You cannot use this command to define a new name, or redefine an already existing name, on a protected worksheet.  If you redefine an already existing name while there are formulas on protected worksheets which reference that name, the pre-existing name in the formula will not be replaced.  Previous versions of OAK would not allow any change to existing names referenced by protected worksheets at all.

The OAK ReCreate Names dialog box differs from the one in Excel in one small detail.  Each of the choices presented, identifying a locations in which to create the name or names (for example ‘Top Row’, ‘Left Column’, etc.) is exclusive of the others.  In Excel, however, this is not the case, and you can check more than one of the choices at the same time.

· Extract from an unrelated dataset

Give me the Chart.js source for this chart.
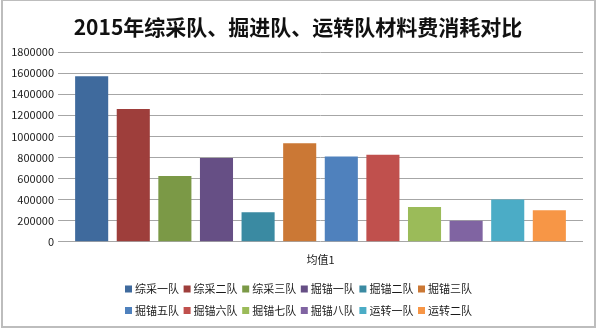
<!DOCTYPE html>
<html><head><meta charset="utf-8">
<script src="https://cdn.jsdelivr.net/npm/chart.js@4/dist/chart.umd.min.js"></script>
<style>html,body{margin:0;padding:0;background:#fff;}#wrap{width:600px;height:330px;position:relative;}</style>
</head><body><div id="wrap"><canvas id="c" width="600" height="330"></canvas></div>
<script>
const titleText = '2015年综采队、掘进队、运转队材料费消耗对比';
const categories = ['均值1'];
const teams = ['综采一队','综采二队','综采三队','掘锚一队','掘锚二队','掘锚三队','掘锚五队','掘锚六队','掘锚七队','掘锚八队','运转一队','运转二队'];
const values = [1570000,1260000,625000,795000,280000,935000,810000,825000,330000,200000,400000,300000];
const colors = ['#3F6A9D','#9E3E3B','#7B9946','#664F85','#3A8AA2','#CB7835','#4F81BD','#C0504D','#9BBB59','#8064A2','#4BACC6','#F79646'];
const yTicks = [0,200000,400000,600000,800000,1000000,1200000,1400000,1600000,1800000];
const FONT = "'Noto Sans CJK SC','Noto Sans',sans-serif";

const frame = {
  id:'frame',
  beforeDraw(chart){
    const ctx = chart.ctx;
    ctx.save();
    ctx.fillStyle='#fff'; ctx.fillRect(0,0,600,330);
    ctx.strokeStyle='#bdbdbd'; ctx.lineWidth=2;
    ctx.strokeRect(2,0,593,327);
    ctx.restore();
  }
};
const titleLegend = {
  id:'titleLegend',
  afterDraw(chart){
    const ctx = chart.ctx;
    ctx.save();
    ctx.font = 'bold 21px ' + FONT;
    ctx.textAlign='center'; ctx.textBaseline='middle';
    ctx.fillStyle='#111';
    ctx.fillText(titleText, 298, 27);
    ctx.textAlign='left';
    ctx.font = '11px ' + FONT;
    chart.data.datasets.forEach((ds,i)=>{
      const row = Math.floor(i/6), col = i%6;
      const x = 125 + col*58.6, y = 289 + row*21.5;
      ctx.fillStyle = ds.backgroundColor;
      ctx.fillRect(x, y-3.5, 7, 7);
      ctx.fillStyle='#1a1a1a';
      ctx.fillText(ds.label, x+10, y);
    });
    ctx.restore();
  }
};

new Chart(document.getElementById('c'), {
  type:'bar',
  data:{
    labels: categories,
    datasets: teams.map((t,i)=>({label:t, data:[values[i]], backgroundColor:colors[i], borderWidth:0}))
  },
  options:{
    responsive:false, animation:false,
    layout:{padding:{left:0,right:17,top:52,bottom:53}},
    datasets:{bar:{categoryPercentage:0.951, barPercentage:0.795}},
    plugins:{
      legend:{display:false},
      tooltip:{enabled:false},
      title:{display:false}
    },
    scales:{
      x:{grid:{display:false, drawTicks:false}, border:{display:false}, ticks:{color:'#1a1a1a', padding:11, font:{family:FONT,size:11}}},
      y:{min:0, max:1800000, afterFit(s){s.width=58;},
         afterBuildTicks(s){s.ticks = yTicks.map(v=>({value:v}));},
         grid:{color:'#a6a6a6', lineWidth:1, drawTicks:false}, border:{display:false},
         ticks:{color:'#1a1a1a', padding:4, font:{family:FONT,size:11}, callback:v=>String(v)}}
    }
  },
  plugins:[frame, titleLegend]
});
</script></body></html>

In Excel, if you use the Insert | Name | Create command to create a block of names and then immediately follow it with the Insert | Name | Apply command, those names which were just created will be highlighted in the list of names.  This particular feature is not replicated in OAK.  However, the OAK4 | Names | Apply Names command makes it easy to apply many names at a time.

To perform the renaming, OAK has to identify all the relevant formulas that make use of one or more of the chosen names, and rewrite them one by one.  This can be time consuming.

What you could do if you didn't have OAK

Excel 2007 has, at last, introduced facilities for adjusting names and defining local names easily. In earlier versions of Excel,  redefining a name can be done without OAK but is a tedious process for large worksheets.

If it was Excel's Insert | Name | Create command that was used to create the original version of the name, remember to alter the adjacent label from which Excel took the name so that it is consistent with the changed name.